• [YOUR INSTRUCTIONS] Return only the lines from the top of the data down to the one that holds "const pressureNames = ['120", both included, without any pictures.
- - -
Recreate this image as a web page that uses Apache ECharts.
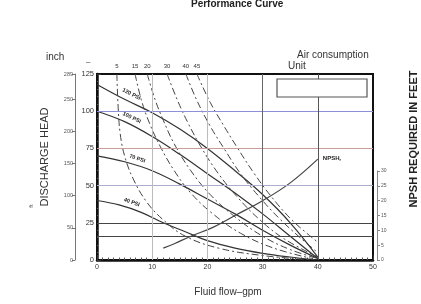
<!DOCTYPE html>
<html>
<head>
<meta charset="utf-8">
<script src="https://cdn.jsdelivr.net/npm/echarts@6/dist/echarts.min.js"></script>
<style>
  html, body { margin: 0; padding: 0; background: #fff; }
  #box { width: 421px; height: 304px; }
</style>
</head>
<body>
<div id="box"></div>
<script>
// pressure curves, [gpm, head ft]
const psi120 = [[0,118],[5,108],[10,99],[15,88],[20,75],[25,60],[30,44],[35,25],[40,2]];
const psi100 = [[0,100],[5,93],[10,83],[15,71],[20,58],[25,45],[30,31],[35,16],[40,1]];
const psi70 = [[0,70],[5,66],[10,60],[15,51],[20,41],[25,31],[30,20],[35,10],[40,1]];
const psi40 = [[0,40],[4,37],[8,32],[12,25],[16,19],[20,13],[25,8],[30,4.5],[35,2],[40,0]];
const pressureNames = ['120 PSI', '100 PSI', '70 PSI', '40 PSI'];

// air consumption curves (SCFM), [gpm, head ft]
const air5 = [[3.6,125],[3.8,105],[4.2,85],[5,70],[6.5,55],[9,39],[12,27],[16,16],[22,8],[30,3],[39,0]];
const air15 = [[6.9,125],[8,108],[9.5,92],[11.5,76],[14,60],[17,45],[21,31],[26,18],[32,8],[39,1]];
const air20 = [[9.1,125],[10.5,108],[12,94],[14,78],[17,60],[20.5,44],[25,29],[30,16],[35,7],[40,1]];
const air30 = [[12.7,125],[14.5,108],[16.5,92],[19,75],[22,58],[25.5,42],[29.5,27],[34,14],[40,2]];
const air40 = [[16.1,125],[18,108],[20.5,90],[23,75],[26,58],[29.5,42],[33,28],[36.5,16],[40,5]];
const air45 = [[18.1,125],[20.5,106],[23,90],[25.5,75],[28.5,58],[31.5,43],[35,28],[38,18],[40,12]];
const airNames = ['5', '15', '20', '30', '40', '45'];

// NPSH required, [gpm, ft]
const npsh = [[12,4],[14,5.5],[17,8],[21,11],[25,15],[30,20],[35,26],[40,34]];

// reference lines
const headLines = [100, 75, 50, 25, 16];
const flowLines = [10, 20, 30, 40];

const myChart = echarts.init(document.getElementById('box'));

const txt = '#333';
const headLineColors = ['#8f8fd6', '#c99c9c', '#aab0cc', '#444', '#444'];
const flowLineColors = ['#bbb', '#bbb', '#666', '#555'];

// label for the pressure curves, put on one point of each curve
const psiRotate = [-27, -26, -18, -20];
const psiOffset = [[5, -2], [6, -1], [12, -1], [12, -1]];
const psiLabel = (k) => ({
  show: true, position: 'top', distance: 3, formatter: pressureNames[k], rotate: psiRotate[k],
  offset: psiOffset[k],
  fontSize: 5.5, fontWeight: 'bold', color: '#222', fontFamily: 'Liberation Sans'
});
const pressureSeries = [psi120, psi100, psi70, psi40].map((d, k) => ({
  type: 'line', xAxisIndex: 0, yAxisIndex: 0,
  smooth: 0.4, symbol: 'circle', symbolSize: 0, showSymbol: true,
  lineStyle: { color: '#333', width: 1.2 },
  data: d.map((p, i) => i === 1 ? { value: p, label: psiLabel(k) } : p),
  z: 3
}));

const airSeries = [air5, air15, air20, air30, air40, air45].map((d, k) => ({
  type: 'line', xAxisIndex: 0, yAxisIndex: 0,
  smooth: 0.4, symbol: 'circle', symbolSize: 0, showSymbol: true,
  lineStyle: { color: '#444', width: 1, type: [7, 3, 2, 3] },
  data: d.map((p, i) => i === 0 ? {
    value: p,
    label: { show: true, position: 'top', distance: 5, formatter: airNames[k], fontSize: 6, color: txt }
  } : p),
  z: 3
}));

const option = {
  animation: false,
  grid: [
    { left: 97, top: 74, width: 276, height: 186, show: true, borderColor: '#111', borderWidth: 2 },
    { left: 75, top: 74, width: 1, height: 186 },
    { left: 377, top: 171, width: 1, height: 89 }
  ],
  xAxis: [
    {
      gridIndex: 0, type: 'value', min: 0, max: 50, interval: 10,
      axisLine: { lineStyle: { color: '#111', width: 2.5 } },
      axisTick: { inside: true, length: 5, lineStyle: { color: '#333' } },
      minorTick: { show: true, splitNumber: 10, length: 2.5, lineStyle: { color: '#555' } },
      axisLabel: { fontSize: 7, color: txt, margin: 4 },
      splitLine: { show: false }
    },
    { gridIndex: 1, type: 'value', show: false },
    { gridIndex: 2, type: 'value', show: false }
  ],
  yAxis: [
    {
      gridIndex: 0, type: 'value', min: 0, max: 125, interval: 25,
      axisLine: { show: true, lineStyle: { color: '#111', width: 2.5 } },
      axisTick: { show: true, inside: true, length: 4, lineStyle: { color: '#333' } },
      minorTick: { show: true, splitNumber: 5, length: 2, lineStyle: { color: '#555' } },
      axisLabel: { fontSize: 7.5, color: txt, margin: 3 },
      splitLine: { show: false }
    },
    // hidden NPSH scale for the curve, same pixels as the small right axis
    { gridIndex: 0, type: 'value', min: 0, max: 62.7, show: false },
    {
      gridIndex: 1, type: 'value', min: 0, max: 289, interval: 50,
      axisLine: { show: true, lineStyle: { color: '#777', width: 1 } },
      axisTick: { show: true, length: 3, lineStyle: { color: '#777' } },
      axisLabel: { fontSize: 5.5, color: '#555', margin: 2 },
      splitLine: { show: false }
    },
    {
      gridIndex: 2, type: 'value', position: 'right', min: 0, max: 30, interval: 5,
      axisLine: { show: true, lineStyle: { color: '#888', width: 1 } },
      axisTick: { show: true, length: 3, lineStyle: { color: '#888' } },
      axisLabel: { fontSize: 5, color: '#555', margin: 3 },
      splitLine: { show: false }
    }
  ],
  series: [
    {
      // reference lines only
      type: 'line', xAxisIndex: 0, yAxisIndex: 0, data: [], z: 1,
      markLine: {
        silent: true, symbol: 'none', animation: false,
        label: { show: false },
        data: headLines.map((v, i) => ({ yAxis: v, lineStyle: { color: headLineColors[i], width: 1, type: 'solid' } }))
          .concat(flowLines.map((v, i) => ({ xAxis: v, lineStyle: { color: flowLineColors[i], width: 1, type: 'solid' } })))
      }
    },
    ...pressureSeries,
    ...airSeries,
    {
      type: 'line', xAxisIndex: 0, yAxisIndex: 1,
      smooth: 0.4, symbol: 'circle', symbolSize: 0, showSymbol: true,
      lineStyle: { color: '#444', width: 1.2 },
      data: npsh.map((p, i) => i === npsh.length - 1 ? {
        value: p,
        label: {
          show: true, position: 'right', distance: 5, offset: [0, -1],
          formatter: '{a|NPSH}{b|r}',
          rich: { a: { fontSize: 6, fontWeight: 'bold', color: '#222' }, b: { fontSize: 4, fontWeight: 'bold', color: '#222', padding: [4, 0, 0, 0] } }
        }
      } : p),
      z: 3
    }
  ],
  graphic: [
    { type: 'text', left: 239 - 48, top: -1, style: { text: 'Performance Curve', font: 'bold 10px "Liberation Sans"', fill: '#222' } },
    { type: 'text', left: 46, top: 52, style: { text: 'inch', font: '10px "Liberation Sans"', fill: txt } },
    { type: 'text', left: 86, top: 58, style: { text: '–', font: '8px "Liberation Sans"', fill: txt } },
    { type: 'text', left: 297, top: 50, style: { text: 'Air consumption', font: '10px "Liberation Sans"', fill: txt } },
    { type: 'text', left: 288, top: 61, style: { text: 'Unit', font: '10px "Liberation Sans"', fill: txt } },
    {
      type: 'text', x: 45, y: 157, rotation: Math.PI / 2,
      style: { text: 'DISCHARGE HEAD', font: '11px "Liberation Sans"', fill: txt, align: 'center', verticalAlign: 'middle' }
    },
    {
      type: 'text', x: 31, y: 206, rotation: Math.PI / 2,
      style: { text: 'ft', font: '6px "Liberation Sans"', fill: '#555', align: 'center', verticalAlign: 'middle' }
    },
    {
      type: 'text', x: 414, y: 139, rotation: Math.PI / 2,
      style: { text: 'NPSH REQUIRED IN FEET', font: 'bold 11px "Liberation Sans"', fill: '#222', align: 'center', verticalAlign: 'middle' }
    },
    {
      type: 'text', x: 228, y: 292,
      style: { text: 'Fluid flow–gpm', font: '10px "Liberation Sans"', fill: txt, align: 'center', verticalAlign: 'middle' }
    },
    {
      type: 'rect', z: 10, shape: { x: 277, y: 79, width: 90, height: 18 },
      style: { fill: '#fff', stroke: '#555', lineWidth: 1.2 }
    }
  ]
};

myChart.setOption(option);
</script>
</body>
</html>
- - -
• [TASK ANSWER]
Recreate this image as a web page that uses Apache ECharts.
<!DOCTYPE html>
<html>
<head>
<meta charset="utf-8">
<script src="https://cdn.jsdelivr.net/npm/echarts@6/dist/echarts.min.js"></script>
<style>
  html, body { margin: 0; padding: 0; background: #fff; }
  #box { width: 421px; height: 304px; }
</style>
</head>
<body>
<div id="box"></div>
<script>
// pressure curves, [gpm, head ft]
const psi120 = [[0,118],[5,108],[10,99],[15,88],[20,75],[25,60],[30,44],[35,25],[40,2]];
const psi100 = [[0,100],[5,93],[10,83],[15,71],[20,58],[25,45],[30,31],[35,16],[40,1]];
const psi70 = [[0,70],[5,66],[10,60],[15,51],[20,41],[25,31],[30,20],[35,10],[40,1]];
const psi40 = [[0,40],[4,37],[8,32],[12,25],[16,19],[20,13],[25,8],[30,4.5],[35,2],[40,0]];
const pressureNames = ['120 PSI', '100 PSI', '70 PSI', '40 PSI'];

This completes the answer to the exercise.